The Banxa deal announced late on Friday is the latest in a string of overseas asset purchases over the past year. OSL’s finance chief said it would accelerate its global expansion plans to tap into growing interest in cryptocurrencies.

“We will continue global expansion through both acquisitions and license applications,” Ivan Wong told Reuters on Monday. 

Having a global footprint is crucial to OSL’s ambition to be a bigger player in cross-border payments, and Wong said the company will seek to issue stablecoins – cryptocurrencies pegged to assets such as fiat currencies. Hong Kong is setting up a licensing framework for stablecoin issuers. 

Stablecoins will potentially expedite cross-border payments and benefit a regional economy facing challenges from geopolitical tensions, Hong Kong financial secretary Paul Chan said in a blog post over the weekend. 

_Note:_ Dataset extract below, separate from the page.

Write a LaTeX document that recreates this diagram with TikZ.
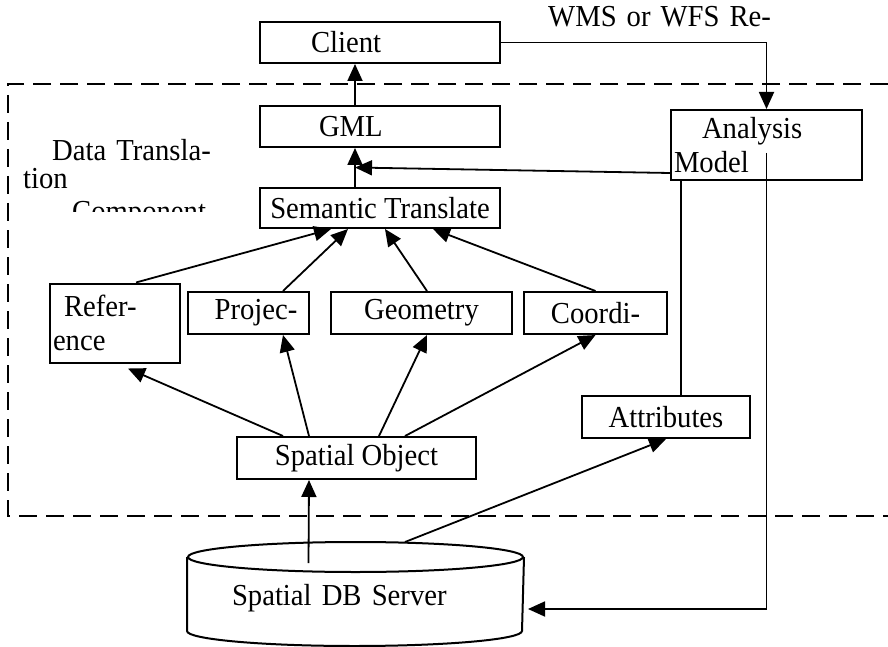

“Stablecoins are getting more and more popular among institutions globally,” said Wong, adding OSL was preparing for licence applications. 

Hong Kong’s stablecoin bill comes into effect on August 1. China’s Ant Group and JD.com have said they plan to issue stablecoins in Hong Kong via offshore units.

In addition to Hong Kong, OSL also aims to issue stablecoins in other regions, Wong said. 

Since transforming last year into a company fully dedicated to digital assets, OSL has secured an exchange licence in Australia and completed acquisitions in Japan and Europe.

The company will close an acquisition in Indonesia next month, and plans to apply for crypto-related licenses in three regions this year, he said. 

OSL will also step up investment in the so-called Real-World-Assets business, converting traditional assets into digital tokens.